5 Deadly Programming Sins

People in the industry are always talking about the best practices, and how they relate to PHP Security and application development. However, sometimes we forget to watch out for the worst practices, deadly sins that can strike even the most proficient programmer.

Working in the industry over the last several years I have come across these deadly sins time and time again, even falling prey to them myself. As a developer it’s extremely easy to get over confident, and start trusting yourself too much. The problem is that when disaster strikes, it often catches us off guard, in the worst ways possible.

As a software engineer or developer we have to make sure we keep ourselves on our toes, and keep our guard up at all times to make sure we are continuously growing, ensuring quality, and working to reduce the risk of human error.

Deadly Sin #1: Getting too comfortable

I think one of the greatest sins doesn’t just apply to PHP, but to programming, and life in general. We, as programmers, often get too comfortable with what we know. We get comfortable doing something a certain way, and because of this we are unwilling to re-evaluate how we do things, or look for better ways. Perhaps the best example of this can be found in the ever popular framework wars. Many programmers stick to a framework for the sole reason that it’s what they know, instead of evaluating the pros and cons of other frameworks and the needs of their project.

Likewise, instead of evaluating our own code to make sure we are doing things the best way, we get in an “it works, so it’s good” mindset. One of the huge advantages of working in a team is the ability to collaborate with team members. Many times I’ve written code that “works” and I thought it was done the best way, only to have another co-worker point out a much simpler, more efficient way… And many of those times I KNEW the right way to write the code, and KNEW that way would work, but I was too busy focusing on what I was coding to look outside of the box to see what I was actually doing.

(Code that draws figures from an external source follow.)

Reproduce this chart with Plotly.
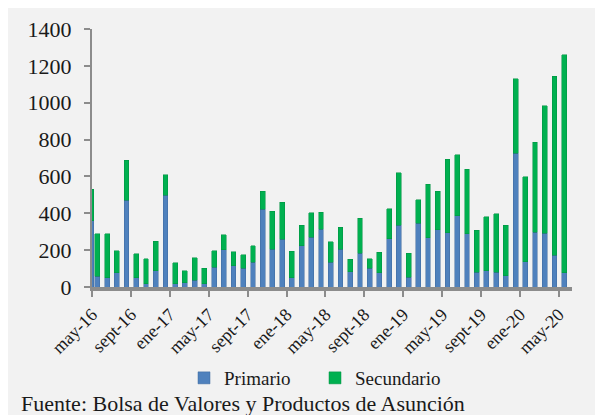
import plotly.graph_objects as go

# Months (first one only partially visible at the left edge)
months = ["abr-16",
          "may-16", "jun-16", "jul-16", "ago-16", "sept-16", "oct-16", "nov-16", "dic-16",
          "ene-17", "feb-17", "mar-17", "abr-17", "may-17", "jun-17", "jul-17", "ago-17",
          "sept-17", "oct-17", "nov-17", "dic-17",
          "ene-18", "feb-18", "mar-18", "abr-18", "may-18", "jun-18", "jul-18", "ago-18",
          "sept-18", "oct-18", "nov-18", "dic-18",
          "ene-19", "feb-19", "mar-19", "abr-19", "may-19", "jun-19", "jul-19", "ago-19",
          "sept-19", "oct-19", "nov-19", "dic-19",
          "ene-20", "feb-20", "mar-20", "abr-20", "may-20"]

primario = [360,
            58, 49, 78, 471, 49, 18, 87, 499,
            18, 22, 36, 18, 107, 203, 116, 103,
            134, 421, 205, 258,
            49, 225, 270, 314, 134, 205, 82, 183,
            103, 76, 263, 334,
            54, 346, 267, 312, 294, 386, 290, 80,
            87, 80, 60, 725,
            138, 297, 292, 171, 76]

secundario = [170,
              232, 241, 120, 218, 132, 134, 160, 110,
              113, 67, 124, 85, 91, 80, 76, 71,
              89, 99, 207, 201,
              145, 109, 132, 92, 111, 120, 69, 189,
              49, 113, 161, 286,
              129, 127, 291, 207, 400, 332, 348, 227,
              294, 317, 276, 406,
              460, 489, 691, 973, 1184]

tick_labels = ["may-16", "sept-16", "ene-17", "may-17", "sept-17", "ene-18", "may-18",
               "sept-18", "ene-19", "may-19", "sept-19", "ene-20", "may-20"]

y_ticks = [0, 200, 400, 600, 800, 1000, 1200, 1400]

# numeric positions: may-16 = 0
x = [i - 1 for i in range(len(months))]
widths = [1.3] + [0.5] * (len(months) - 1)
tickvals = [months.index(m) - 1 - 0.55 for m in tick_labels]

BLUE = "#4F81BD"
GREEN = "#00B050"
FONT = "Liberation Serif, Times New Roman, Tinos, DejaVu Serif, serif"

fig = go.Figure()
fig.add_trace(go.Bar(x=x, y=primario, name="Primario", width=widths,
                     marker=dict(color=BLUE, line=dict(color="#3F6A9E", width=0.5))))
fig.add_trace(go.Bar(x=x, y=secundario, name="Secundario", width=widths,
                     marker=dict(color=GREEN, line=dict(color="#009040", width=0.5))))

# page body has an 8px margin: figure starts at (8, 8)
W, H = 595, 407
L, R, T, B = 84, 31, 21, 128
pw, ph = W - L - R, H - T - B
base = H - B  # pixel y of plot bottom within figure

fig.update_layout(
    barmode="stack",
    width=W, height=H,
    margin=dict(l=L, r=R, t=T, b=B, pad=0, autoexpand=False),
    paper_bgcolor="#F2F2F2",
    plot_bgcolor="rgba(0,0,0,0)",
    font=dict(family=FONT, color="#1a1a1a"),
    showlegend=True,
    legend=dict(orientation="h", x=(176 - L) / pw, xanchor="left",
                y=-(370 - base) / ph, yanchor="middle",
                entrywidth=86, entrywidthmode="pixels",
                font=dict(size=19, family=FONT), bgcolor="rgba(0,0,0,0)",
                traceorder="normal"),
    xaxis=dict(range=[-0.55, 48.8], tickmode="array", tickvals=tickvals,
               ticktext=tick_labels, tickangle=-45,
               tickfont=dict(size=18, family=FONT, color="#1a1a1a"),
               showline=True, linecolor="#8C8C8C", linewidth=4,
               ticks="outside", ticklen=6, tickcolor="#8C8C8C", tickwidth=2,
               showgrid=False, zeroline=False, automargin=False),
    yaxis=dict(range=[0, 1400], tickmode="array", tickvals=y_ticks,
               tickfont=dict(size=22, family=FONT, color="#1a1a1a"),
               ticklabelstandoff=8,
               showline=True, linecolor="#8C8C8C", linewidth=2,
               ticks="outside", ticklen=6, tickcolor="#8C8C8C", tickwidth=2,
               showgrid=False, zeroline=False, automargin=False),
    annotations=[dict(text="Fuente: Bolsa de Valores y Productos de Asunción",
                      xref="paper", yref="paper", x=(11 - L) / pw, xanchor="left",
                      y=-(395 - base) / ph, yanchor="middle", showarrow=False,
                      font=dict(size=22, family=FONT, color="#1a1a1a"))],
)

fig.write_html("out.html")
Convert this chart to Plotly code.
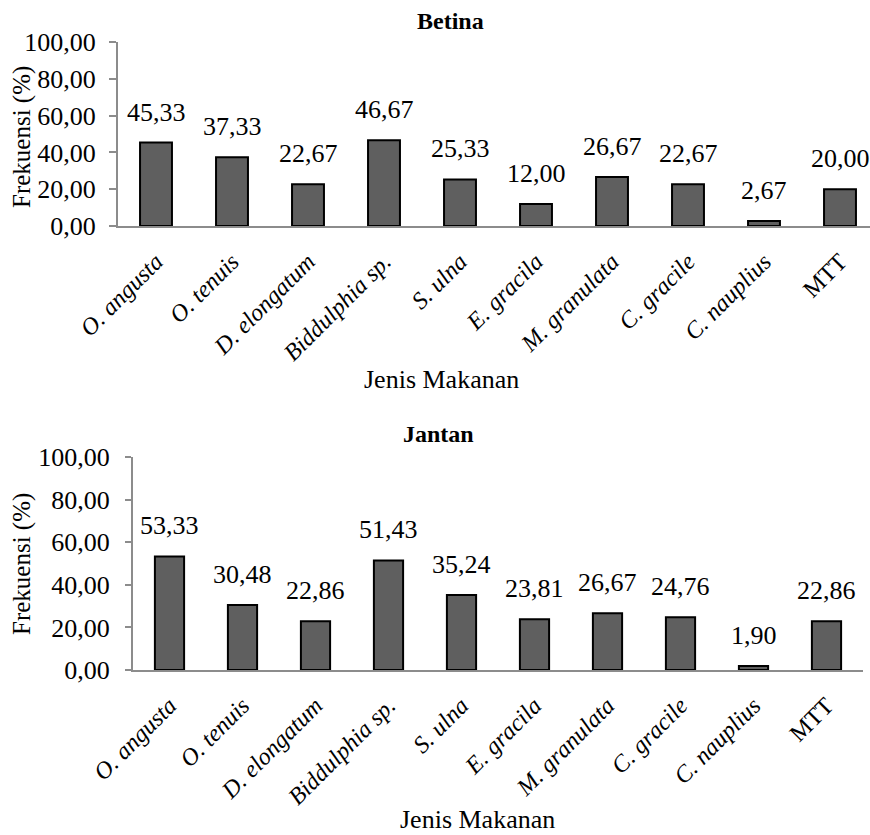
import plotly.graph_objects as go

# Food categories (italic species names, MTT upright)
categories = ["O. angusta", "O. tenuis", "D. elongatum", "Biddulphia sp.", "S. ulna",
              "E. gracila", "M. granulata", "C. gracile", "C. nauplius", "MTT"]
tick_labels = ["<i>O. angusta</i>", "<i>O. tenuis</i>", "<i>D. elongatum</i>",
               "<i>Biddulphia sp.</i>", "<i>S. ulna</i>", "<i>E. gracila</i>",
               "<i>M. granulata</i>", "<i>C. gracile</i>", "<i>C. nauplius</i>", "MTT"]

betina = [45.33, 37.33, 22.67, 46.67, 25.33, 12.00, 26.67, 22.67, 2.67, 20.00]
jantan = [53.33, 30.48, 22.86, 51.43, 35.24, 23.81, 26.67, 24.76, 1.90, 22.86]

y_ticks = [0, 20, 40, 60, 80, 100]

W, H = 870, 835
FONT = "Liberation Serif, Times New Roman, serif"
BAR_FILL = "#5f5f5f"
AXIS_GREY = "#8c8c8c"
LABEL_SIZE = 26


def px_x(p):
    return p / W


def px_y(q):
    return 1 - q / H


def fmt(v):
    return f"{v:.2f}".replace(".", ",")


fig = go.Figure()

panels = [
    # values, xaxis, yaxis, bar width (category units)
    (betina, "x", "y", 0.42),
    (jantan, "x2", "y2", 0.40),
]

for vals, xa, ya, bw in panels:
    fig.add_trace(go.Bar(
        x=categories, y=vals, xaxis=xa, yaxis=ya,
        width=bw, marker=dict(color=BAR_FILL, line=dict(color="#000000", width=2)),
        showlegend=False, hoverinfo="skip",
    ))
    for c, v in zip(categories, vals):
        fig.add_annotation(
            x=c, y=v, xref=xa, yref=ya, text=fmt(v), showarrow=False,
            yanchor="bottom", yshift=14,
            font=dict(family=FONT, size=LABEL_SIZE, color="#000000"),
        )

axis_common = dict(showgrid=False, zeroline=False, automargin=False)

top_right_cat = -0.5 + (870 - 118) / 76.0


def x_axis(domain, anchor, rng):
    return dict(domain=domain, anchor=anchor, range=rng,
                tickmode="array", tickvals=categories, ticktext=tick_labels,
                tickangle=-45, tickfont=dict(family=FONT, size=24),
                showline=True, linecolor=AXIS_GREY, linewidth=2,
                ticks="outside", ticklen=10, tickcolor="rgba(0,0,0,0)",
                **axis_common)


def y_axis(domain, anchor, ticklen, standoff):
    return dict(domain=domain, anchor=anchor, range=[0, 100],
                tickvals=y_ticks, tickformat=".2f",
                tickfont=dict(family=FONT, size=LABEL_SIZE),
                showline=True, linecolor=AXIS_GREY, linewidth=2,
                ticks="outside", ticklen=ticklen, tickcolor=AXIS_GREY, tickwidth=2,
                ticklabelstandoff=standoff,
                **axis_common)


fig.update_layout(
    width=W, height=H,
    margin=dict(l=0, r=0, t=0, b=0, autoexpand=False),
    paper_bgcolor="white", plot_bgcolor="white",
    font=dict(family=FONT, color="#000000"),
    xaxis=x_axis([px_x(118), px_x(870)], "y", [-0.5, top_right_cat]),
    yaxis=y_axis([px_y(226), px_y(42)], "x", 7, 8),
    xaxis2=x_axis([px_x(133), px_x(863)], "y2", [-0.5, 9.5]),
    yaxis2=y_axis([px_y(670), px_y(457)], "x2", 6, 10),
    separators=", ",
)

# Chart titles and axis titles: (text, x px, y px, angle, size, yanchor)
texts = [
    ("<b>Betina</b>", 450, 21, 0, 24, "middle"),
    ("<b>Jantan</b>", 438, 434, 0, 24, "middle"),
    ("Jenis Makanan", 441, 379, 0, 26, "middle"),
    ("Jenis Makanan", 478, 835, 0, 26, "bottom"),
    ("Frekuensi (%)", 22, 137, -90, 25, "middle"),
    ("Frekuensi (%)", 22, 564, -90, 25, "middle"),
]
for t, x, y, ang, size, ya in texts:
    fig.add_annotation(
        x=px_x(x), y=px_y(y), xref="paper", yref="paper", text=t,
        showarrow=False, textangle=ang, xanchor="center", yanchor=ya,
        borderpad=0,
        font=dict(family=FONT, size=size, color="#000000"),
    )

fig.write_html("out.html")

I guess the best way to explain this is when you write code, and then come to look at it a week later. How many times do you ask yourself what were you thinking!? As programmers we need to make sure we are constantly challenging ourselves to grow and expand our horizons. We need to put aside our pride and move outside of our comfort zone… otherwise it will be a lot more uncomfortable when our scripts get hacked, or technology passes us by.

It’s important to make sure you are staying up to date by getting involved in your local PHP community, checking out the latest PHP blogs, reading, sharing code with your peers, and constantly attending training to make sure you are in the know, and find out if things could be done better, or more securely.